> **Task statement**: Every line that holds "with" should be shown.

Items listed in a dataset
** START **
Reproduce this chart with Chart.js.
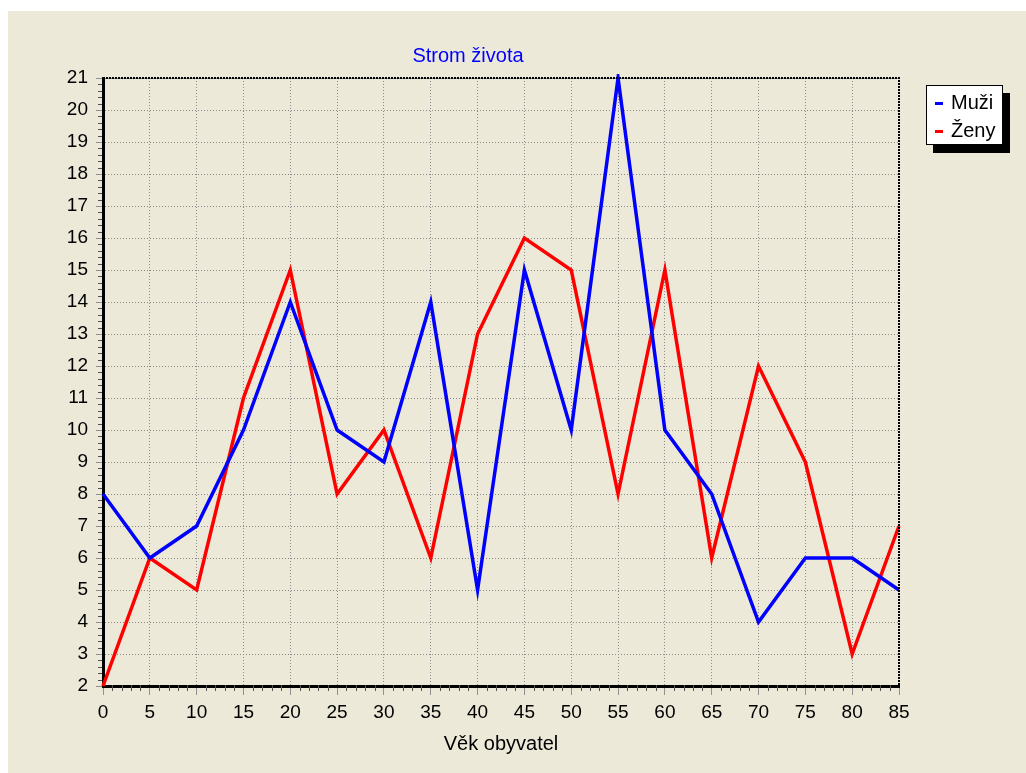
<!DOCTYPE html>
<html>
<head>
<meta charset="utf-8">
<script src="https://cdn.jsdelivr.net/npm/chart.js@4"></script>
<style>
  html, body { margin: 0; padding: 0; background: #ffffff; }
  #wrap { position: absolute; left: 8px; top: 11px; width: 1018px; height: 762px; background: #ece9d8; }
</style>
</head>
<body>
<div id="wrap"><canvas id="chart"></canvas></div>
<script>
const ages = [0, 5, 10, 15, 20, 25, 30, 35, 40, 45, 50, 55, 60, 65, 70, 75, 80, 85];
const muzi = [8, 6, 7, 10, 14, 10, 9, 14, 5, 15, 10, 21, 10, 8, 4, 6, 6, 5];
const zeny = [2, 6, 5, 11, 15, 8, 10, 6, 13, 16, 15, 8, 15, 6, 12, 9, 3, 7];
const seriesNames = ['Muži', 'Ženy'];
const chartTitle = 'Strom života';
const xTitle = 'Věk obyvatel';

const FONT = '"Liberation Sans", Arial, sans-serif';

// title, axis title, minor ticks, dotted frame and the boxed legend
const extras = {
  id: 'extras',
  afterDraw(chart) {
    const { ctx, chartArea: a, scales: { x, y } } = chart;
    ctx.save();

    // minor ticks on x
    ctx.strokeStyle = '#505050';
    ctx.lineWidth = 1;
    for (let v = x.min; v <= x.max; v += 1) {
      if (v % 5 === 0) continue;
      const px = Math.round(x.getPixelForValue(v)) + 0.5;
      ctx.beginPath();
      ctx.moveTo(px, a.bottom - 1);
      ctx.lineTo(px, a.bottom + 5);
      ctx.stroke();
    }
    // minor ticks on y
    for (let v = y.min; v < y.max; v += 1) {
      for (let k = 1; k < 5; k++) {
        const py = Math.round(y.getPixelForValue(v + k / 5)) + 0.5;
        ctx.beginPath();
        ctx.moveTo(a.left - 5, py);
        ctx.lineTo(a.left - 1, py);
        ctx.stroke();
      }
    }

    // dotted top and right frame
    ctx.strokeStyle = '#000000';
    ctx.lineWidth = 2;
    ctx.setLineDash([2, 1]);
    ctx.beginPath();
    ctx.moveTo(a.left, a.top);
    ctx.lineTo(a.right, a.top);
    ctx.lineTo(a.right, a.bottom);
    ctx.stroke();
    ctx.setLineDash([]);

    // chart title
    ctx.fillStyle = '#0000ff';
    ctx.font = '20px ' + FONT;
    ctx.textAlign = 'center';
    ctx.textBaseline = 'middle';
    ctx.fillText(chartTitle, 460, 45);

    // x axis title
    ctx.fillStyle = '#000000';
    ctx.font = '20px ' + FONT;
    ctx.fillText(xTitle, (a.left + a.right) / 2, 733);

    // legend box with shadow
    const bx = 918, by = 74, bw = 77, bh = 60;
    ctx.fillStyle = '#000000';
    ctx.fillRect(bx + 7, by + 8, bw, bh);
    ctx.fillStyle = '#ffffff';
    ctx.fillRect(bx, by, bw, bh);
    ctx.strokeStyle = '#000000';
    ctx.lineWidth = 1;
    ctx.strokeRect(bx + 0.5, by + 0.5, bw - 1, bh - 1);
    const colors = ['#0000ff', '#ff0000'];
    ctx.textAlign = 'left';
    ctx.font = '20px ' + FONT;
    seriesNames.forEach((name, i) => {
      const ry = by + 18 + i * 28;
      ctx.fillStyle = colors[i];
      ctx.fillRect(bx + 9, ry - 1, 8, 3);
      ctx.fillStyle = '#000000';
      ctx.fillText(name, bx + 25, ry);
    });

    ctx.restore();
  },
};

const ctx = document.getElementById('chart').getContext('2d');

new Chart(ctx, {
  type: 'line',
  data: {
    datasets: [{
      label: seriesNames[0],
      data: ages.map((a, i) => ({ x: a, y: muzi[i] })),
      borderColor: '#0000ff',
      backgroundColor: '#0000ff',
      borderWidth: 3.5,
      tension: 0,
      pointRadius: 0,
      clip: 4,
    }, {
      label: seriesNames[1],
      data: ages.map((a, i) => ({ x: a, y: zeny[i] })),
      borderColor: '#ff0000',
      backgroundColor: '#ff0000',
      borderWidth: 3.5,
      tension: 0,
      pointRadius: 0,
      clip: 4,
    }],
  },
  options: {
    responsive: true,
    maintainAspectRatio: false,
    animation: false,
    layout: {
      padding: { left: 0, top: 67, right: 127, bottom: 0 },
    },
    plugins: {
      legend: { display: false },
      title: { display: false },
      tooltip: { enabled: false },
    },
    scales: {
      x: {
        type: 'linear',
        min: 0,
        max: 85,
        afterFit: (s) => { s.height = 87; },
        ticks: {
          stepSize: 5,
          color: '#000000',
          padding: 6,
          maxRotation: 0,
          font: { family: FONT, size: 19 },
        },
        grid: {
          color: '#8a8a8a',
          lineWidth: 1,
          tickLength: 9,
          tickColor: '#909090',
        },
        border: { color: '#000000', width: 3, dash: [1, 2] },
      },
      y: {
        min: 2,
        max: 21,
        afterFit: (s) => { s.width = 95; },
        ticks: {
          stepSize: 1,
          color: '#000000',
          padding: 8,
          font: { family: FONT, size: 19 },
        },
        grid: {
          color: '#8a8a8a',
          lineWidth: 1,
          tickLength: 7,
          tickColor: '#909090',
        },
        border: { color: '#000000', width: 3, dash: [1, 2] },
      },
    },
  },
  plugins: [extras],
});
</script>
</body>
</html>
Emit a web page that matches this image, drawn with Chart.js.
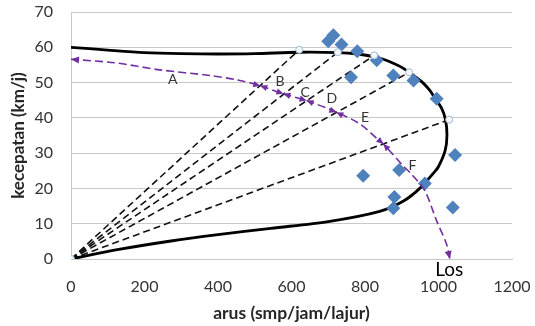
<!DOCTYPE html>
<html>
<head>
<meta charset="utf-8">
<script src="https://cdn.jsdelivr.net/npm/chart.js@4.4.1/dist/chart.umd.min.js"></script>
<style>
  html, body { margin: 0; padding: 0; background: #ffffff; }
  #wrap { width: 535px; height: 326px; }
</style>
</head>
<body>
<div id="wrap"><canvas id="c" width="535" height="326"></canvas></div>
<script>
// ---- tick labels ----
const xTicks = [0, 200, 400, 600, 800, 1000, 1200];
const yTicks = [0, 10, 20, 30, 40, 50, 60, 70];

// ---- speed-flow curve (arus, kecepatan) ----
const curveX = [0, 100, 200, 300, 400, 500, 620, 726, 780, 824, 850, 877, 900, 931, 955, 977, 990, 1008, 1019, 1023, 1018, 999, 985, 952, 906, 840, 700, 544, 400, 272, 130, 0];
const curveY = [60, 59.2, 58.5, 58.2, 58.1, 58.2, 58.6, 58.5, 58.1, 57.3, 56.6, 55.5, 54.3, 52.1, 50.2, 47.7, 45.6, 42.8, 39.5, 35, 30.7, 26, 24.2, 20.3, 16.5, 13.5, 10.6, 8.7, 6.9, 5.1, 2.7, 0];

// ---- observed data (diamonds) ----
const obsX = [714, 700, 736, 779, 762, 832, 877, 932, 995, 1045, 893, 795, 963, 880, 877, 1039];
const obsY = [63.4, 61.7, 60.8, 58.9, 51.5, 56.3, 52, 50.6, 45.4, 29.5, 25.2, 23.6, 21.4, 17.6, 14.4, 14.6];

// ---- reference points on the curve (circles); rays from origin ----
const refX = [0, 621, 726, 825, 920, 1029];
const refY = [0, 59.3, 58.6, 57.7, 52.9, 39.5];

// ---- LOS path (purple) ----
const losX = [0, 120, 242, 378, 450, 515, 578, 641, 722, 786, 832, 850, 904, 927, 963, 995, 1022, 1031];
const losY = [56.6, 55.6, 53.6, 52, 50.8, 49.1, 46.8, 44.9, 41.6, 38.3, 34.2, 32.6, 26.4, 24, 19.3, 10.8, 4.2, 0];
const losBoundaries = [5, 6, 7, 8, 11];

// ---- labels ----
const segLabels = ['A', 'B', 'C', 'D', 'E', 'F'];
const segLabelX = [277, 569, 637, 710, 800, 929];
const segLabelY = [51, 50.4, 47.2, 45.5, 40.1, 26.5];
const losLabel = 'Los';
const losLabelX = 1029;
const losLabelY = -3.1;

const xTitle = 'arus (smp/jam/lajur)';
const yTitle = 'kecepatan (km/j)';

// ---- styles ----
const PURPLE = '#7030A0';
const BLUE = '#4F81BD';
const GRID = '#C8C8C8';
const TEXT = '#333333';

Chart.defaults.font.family = 'Lato, "Liberation Sans", sans-serif';

const pts = (xs, ys) => xs.map((x, i) => ({ x: x, y: ys[i] }));

const datasets = [];
datasets.push({
  label: 'los', data: pts(losX, losY), showLine: true,
  borderColor: PURPLE, borderWidth: 1.6, borderDash: [8, 4],
  pointRadius: 0, tension: 0.3, order: 0
});
datasets.push({
  label: 'obs', data: pts(obsX, obsY), showLine: false,
  pointStyle: 'rectRot', pointRadius: 7, pointHoverRadius: 7,
  backgroundColor: BLUE, borderColor: BLUE, borderWidth: 0, order: 2
});
datasets.push({
  label: 'ref', data: pts(refX, refY), showLine: false,
  pointStyle: 'circle', pointRadius: 3.5,
  backgroundColor: '#F4F8FB', borderColor: '#9DB7CE', borderWidth: 1, order: 1
});
datasets.push({
  label: 'curve', data: pts(curveX, curveY), showLine: true,
  borderColor: '#000000', borderWidth: 2.8, pointRadius: 0, tension: 0.3,
  order: 3
});
for (let i = 1; i < refX.length; i++) {
  datasets.push({
    label: 'ray' + i, data: [{ x: refX[0], y: refY[0] }, { x: refX[i], y: refY[i] }],
    showLine: true, borderColor: '#111111', borderWidth: 1.6, borderDash: [7, 4],
    pointRadius: 0, order: 4
  });
}

function arrowHead(ctx, tip, from, len, half) {
  const a = Math.atan2(tip.y - from.y, tip.x - from.x);
  ctx.beginPath();
  ctx.moveTo(tip.x, tip.y);
  ctx.lineTo(tip.x - len * Math.cos(a) + half * Math.sin(a), tip.y - len * Math.sin(a) - half * Math.cos(a));
  ctx.lineTo(tip.x - len * Math.cos(a) - half * Math.sin(a), tip.y - len * Math.sin(a) + half * Math.cos(a));
  ctx.closePath();
  ctx.fill();
}

const annot = {
  id: 'annot',
  afterDatasetsDraw(chart) {
    const ctx = chart.ctx;
    const xs = chart.scales.x, ys = chart.scales.y;
    const p = chart.getDatasetMeta(0).data;
    ctx.save();
    ctx.fillStyle = PURPLE;
    arrowHead(ctx, p[0], p[1], 8, 3.5);
    arrowHead(ctx, p[p.length - 1], p[p.length - 2], 8, 3.5);
    losBoundaries.forEach(b => {
      arrowHead(ctx, p[b], p[b - 1], 7, 3.2);
      arrowHead(ctx, p[b], p[b + 1], 7, 3.2);
    });
    ctx.fillStyle = TEXT;
    ctx.font = '14px Lato, sans-serif';
    ctx.textAlign = 'center';
    ctx.textBaseline = 'middle';
    segLabels.forEach((t, i) => {
      ctx.fillText(t, xs.getPixelForValue(segLabelX[i]), ys.getPixelForValue(segLabelY[i]));
    });
    ctx.fillStyle = '#000000';
    ctx.font = '19px Lato, sans-serif';
    ctx.fillText(losLabel, xs.getPixelForValue(losLabelX), ys.getPixelForValue(losLabelY));
    ctx.restore();
  }
};

new Chart(document.getElementById('c'), {
  type: 'scatter',
  data: { datasets: datasets },
  options: {
    responsive: false,
    animation: false,
    events: [],
    layout: { padding: { top: 12, right: 23, left: 0, bottom: 0 } },
    plugins: { legend: { display: false }, tooltip: { enabled: false } },
    scales: {
      x: {
        type: 'linear', min: 0, max: 1200,
        afterBuildTicks: s => { s.ticks = xTicks.map(v => ({ value: v })); },
        afterFit: s => { s.height = 67; s.paddingLeft = 0; s.paddingRight = 0; },
        grid: { display: false, drawTicks: false },
        border: { display: true, color: GRID },
        ticks: { padding: 18, color: TEXT, font: { size: 16 }, callback: v => String(v) },
        title: { display: true, text: xTitle, color: '#262626', font: { size: 17.5, weight: 'bold' }, padding: { top: 0, bottom: 2 } }
      },
      y: {
        type: 'linear', min: 0, max: 70,
        afterBuildTicks: s => { s.ticks = yTicks.map(v => ({ value: v })); },
        afterFit: s => { s.width = 71; s.paddingTop = 0; s.paddingBottom = 0; },
        grid: { color: GRID, drawTicks: false },
        border: { display: true, color: GRID },
        ticks: { padding: 18, color: TEXT, font: { size: 16 }, callback: v => String(v) },
        title: { display: true, text: yTitle, color: '#262626', font: { size: 17, weight: 'bold' }, padding: { top: 8, bottom: 0 } }
      }
    }
  },
  plugins: [annot]
});
</script>
</body>
</html>
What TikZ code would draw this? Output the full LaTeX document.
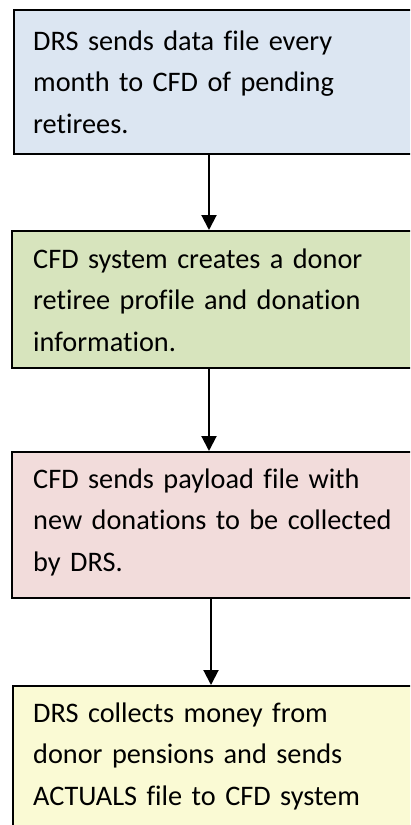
\documentclass[tikz,border=0pt]{standalone}
\usepackage{fontspec}
\setmainfont{Carlito}[RawFeature={-liga}]
\usetikzlibrary{arrows.meta}

\definecolor{boxblue}{RGB}{220,230,242}
\definecolor{boxgreen}{RGB}{215,228,189}
\definecolor{boxpink}{RGB}{242,220,219}
\definecolor{boxyellow}{RGB}{250,250,212}

\tikzset{
  stagebox/.style={draw=black, line width=2pt, anchor=north west,
    inner sep=0pt, minimum width=410pt},
  stagetext/.style={anchor=base west, inner sep=0pt, text width=380pt,
    align=left, font=\fontsize{28.3}{41.7}\selectfont},
  flow/.style={line width=2pt, -{Triangle[width=15pt,length=15pt]}}
}

\begin{document}
\begin{tikzpicture}[x=1pt,y=1pt]
  \useasboundingbox (0,0) rectangle (410,-825);
  \clip (0,0) rectangle (410,-825);
  \fill[white] (0,0) rectangle (410,-825);

  % process stages
  \node[stagebox, fill=boxblue,   minimum height=144pt] (b1) at (13,-9)  {};
  \node[stagebox, fill=boxgreen,  minimum height=137pt] (b2) at (11,-230) {};
  \node[stagebox, fill=boxpink,   minimum height=146pt] (b3) at (11,-451) {};
  \node[stagebox, fill=boxyellow, minimum height=170pt] (b4) at (12,-685) {};

  \node[stagetext] (t1) at (33,-50)  {DRS sends data file every\\month to CFD of pending\\retirees.};
  \node[stagetext] (t2) at (33,-268) {CFD system creates a donor\\retiree profile and donation\\information.};
  \node[stagetext] (t3) at (33,-488) {CFD sends payload file with\\new donations to be collected\\by DRS.};
  \node[stagetext] (t4) at (33,-722) {DRS collects money from\\donor pensions and sends\\ACTUALS file to CFD system};

  % connectors between stages
  \coordinate (ax1) at (209,0);
  \coordinate (ax2) at (209,0);
  \coordinate (ax3) at (211,0);
  \draw[flow] (b1.south -| ax1) -- (b2.north -| ax1);
  \draw[flow] (b2.south -| ax2) -- (b3.north -| ax2);
  \draw[flow] (b3.south -| ax3) -- (b4.north -| ax3);
\end{tikzpicture}
\end{document}
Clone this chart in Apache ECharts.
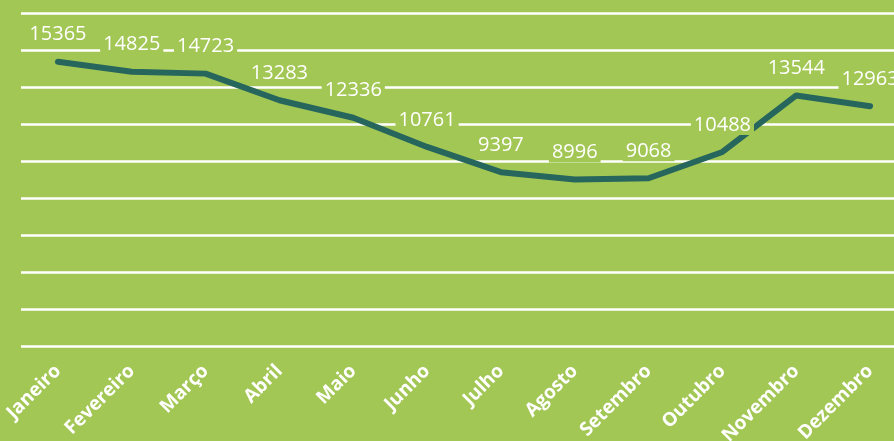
** END **
> **Completed task**:
Reproduce this chart with Chart.js.
    // legend box with shadow
Emit a web page that matches this image, drawn with Chart.js.
  \node[stagetext] (t3) at (33,-488) {CFD sends payload file with\\new donations to be collected\\by DRS.};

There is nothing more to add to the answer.